Sydney, Australia. 20 June 2011. When it’s finished, Sydney’s Central Park, a mixed-use site on a semi-derelict brewery on the edge of the CBD and just a stone’s throw away from Darling Harbour will have 11 buildings that will be so energy efficient they will be able to export electricity not consume it. Rain will be collected for drinking water, and even grey water will be recycled into usable water.
The US$2 billion, 14-acre high-rise site aims to be a landmark green development in what is already a highly environmentally-aware city. But it won’t be all bells and green whistles, according to Stuart White, a professor at the Institute for Sustainable Futures at the University of Technology in Sydney, an adviser on the project.

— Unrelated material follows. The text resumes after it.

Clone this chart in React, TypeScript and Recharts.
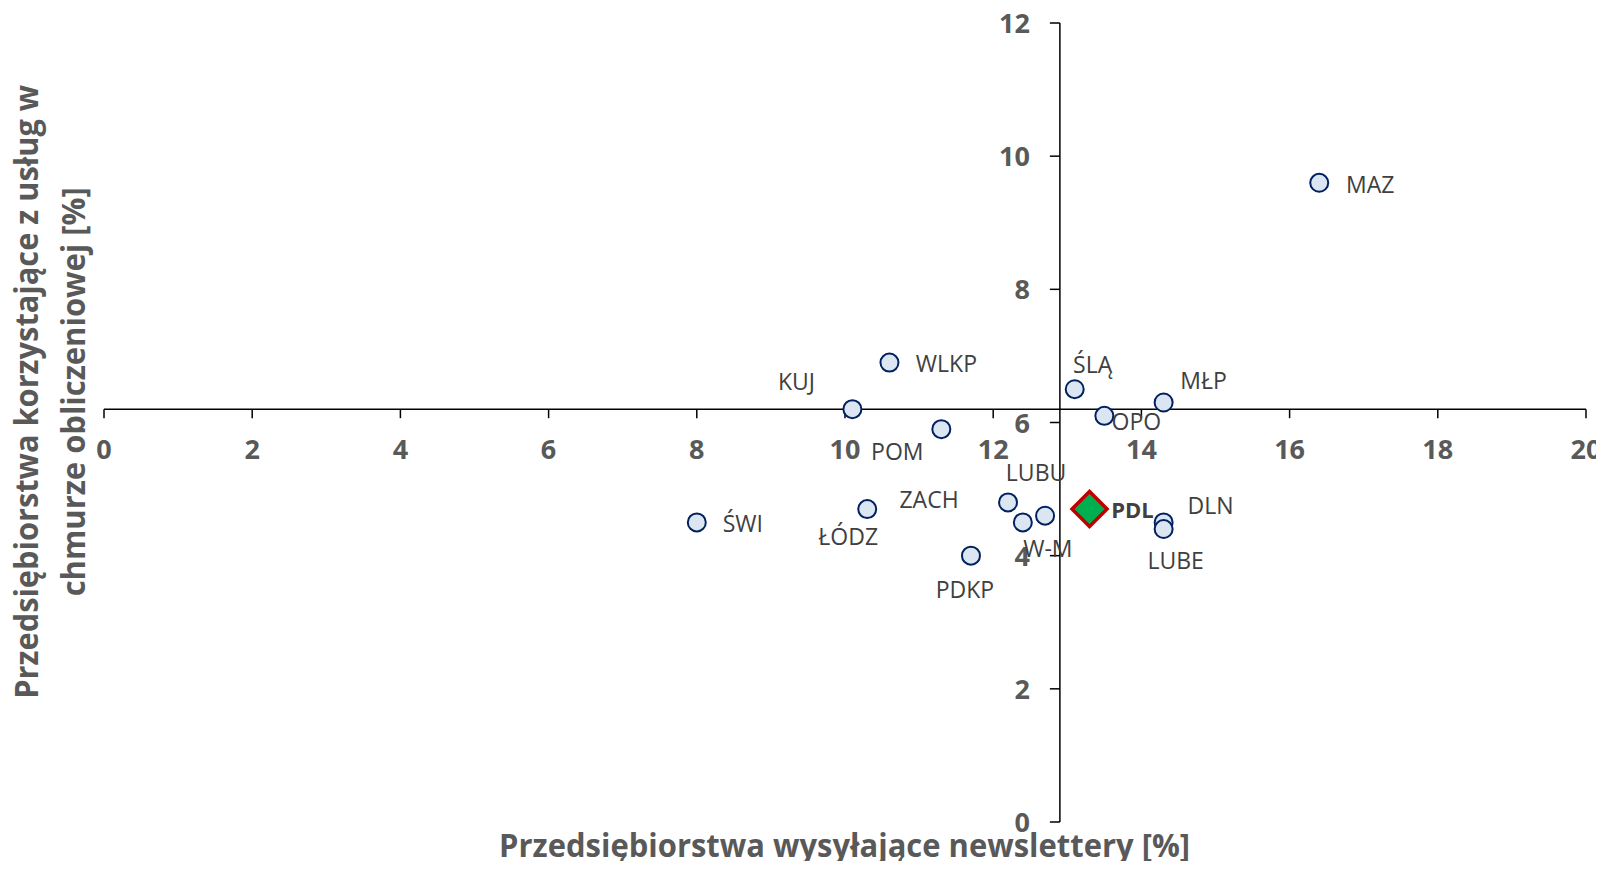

“There’s not going to be wind turbines on the roof or even necessarily photovoltaic panels,” he says. Instead, Central Park project will have lots of greenery with hanging gardens and lots of passive energy-saving features cosseting the 1,800 residential units housing about 2,500 people. The key buildings have been designed by French architects Ateliers Jean Nouvel, and feature a cool-looking cantilevered park, way above ground level.
The conventional-looking project uses a “precinct” approach to energy use and conservation. As energy use peaks at different times of the day, and with different usage patterns (office usage rises during the day and residential rises in the evening) the designers have attempted to build in an ability to move energy to where it is most needed at the time.
Heat, mechanical energy and cooling (trigeneration) technology will actually create power, harnessing “waste heat” to significantly raise overall electricity output. This, say the developers, is more efficient than the more common co-generation, which generates only electricity and heat.
Cooling vertical gardens designed by French botanist Patrick Blanc will cover the walls of the residential towers. Recycled sewage will be for watering the gardens and for laundry use, after being processed by a plant in the basement of the old brewery building. This draws water from the sewer mains to filter and treat the sludge, which is then fed back into the greywater system. This is just a part of the plan, say developers Frasers. They see Central Park as an example of what is currently possible using the best methodologies available.
“In most parts of the world people are really disconnected from nature,” said Mr. Blanc, the French designer of the gardens. “The most important is to show that it’s not totally in opposition, the way of life of the human beings and the way of life of the plants.”